Plus, after two seasons Williams’ talents are known. He’s a smart and aggressive quarterback in his own right, quicker to pull down the ball and take off much like Prescott’s years as backup and alternate in fact. What isn’t as appreciated is how Williams can throw a football. As in very well.

What suddenly stands between the veteran and regular 2015 work are the two younger passers who have an advantage Williams just can’t trump. They are taller. Even the 6-2 Prescott for that matter must look upwards at 6-5 Fitzgerald and 6-6 Staley. Leadership-wise it’s the other way around of course.

There’s no question Fitzgerald stood statistically taller. Able to practice and scrimmage every time he showed a good grasp of the offense. Partly no doubt because, remember, Fitzgerald enrolled in December 2013 and got an early initiation during Liberty Bowl camp. His passing style is more classic than other Bulldog quarterbacks, a sweet spin on downfield throws and smooth delivery. Also, while he isn’t supposed to run often, Fitzgerald has a sneaky escape from the pocket and towards the sideline that gains ground without getting hit. That’s the high school veer-option experience showing.

Staley remains a summer and pre-season wild card of sorts. Winter clean-up surgery and rehab had Mullen predicting the redshirt would only throw off a stool in spring. Staley beat that forecast and was able to throw from the direct snap. He could not run, or even roll out really.

Which was the best possible thing to happen for Staley’s development as a real passer. Unable to tuck and tote, he had to stand, look, read, and deliver. The results were impressive. By the third week Staley was not simply slinging balls around, he was throwing a true, precise pass. Though, he also got to show off the arm in special teams drills. Instead of having a punter kick the ball upwards, for convenience and more reps the coaches had Staley heave throws as high and deep as many a booter could send it.

So. Because of those rehab situations the summer pecking order is Prescott backed by Fitzgerald, then probably Williams and Staley depending on who is healthier. By August everyone should be. Prescott will make sure of that during individual throw-and-catch drills. Hey, he wants to leave a lot of records behind…but Prescott also wants to leave somebody ready to run the 2016 show.
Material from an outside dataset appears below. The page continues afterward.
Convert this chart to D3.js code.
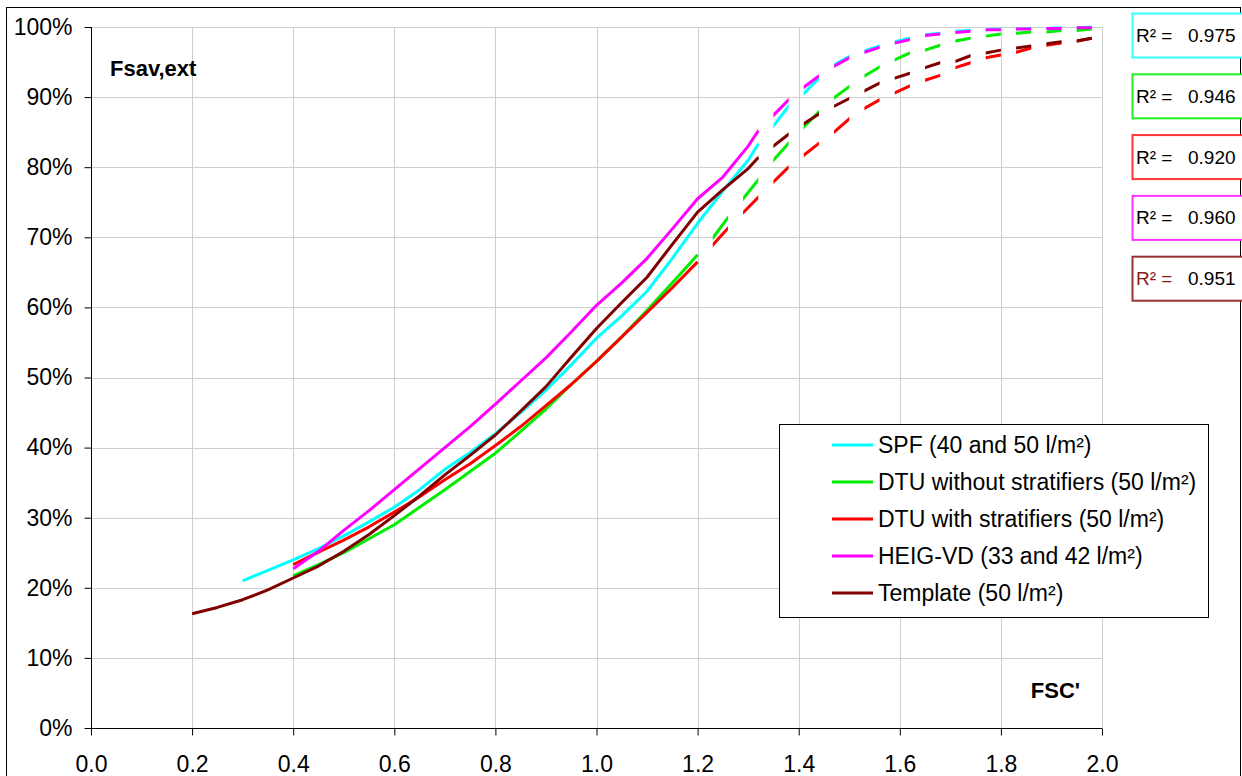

“Just by making sure I get a supporting cast that’s ready to lead. Not just lead by example but lead vocally and get other guys to lead as well.”

There must be a cautionary note injected. Senior seasons for the best Bulldog quarterbacks have rarely gone as well as their preceding years, or even well at all for them and team. Just ask John Bond, Smith, Sleepy Robinson (oh, but if only he’d not been injured in September how 1992 and the SEC’s history might have been different today…), Wayne Madkin, Kevin Fant, Chris Relf, et.al. Their senior years weren’t always ‘bad’ seasons but neither did they match much less exceed what had gone before.

It’s another way where Dak Prescott can be not only different, but better. Even best.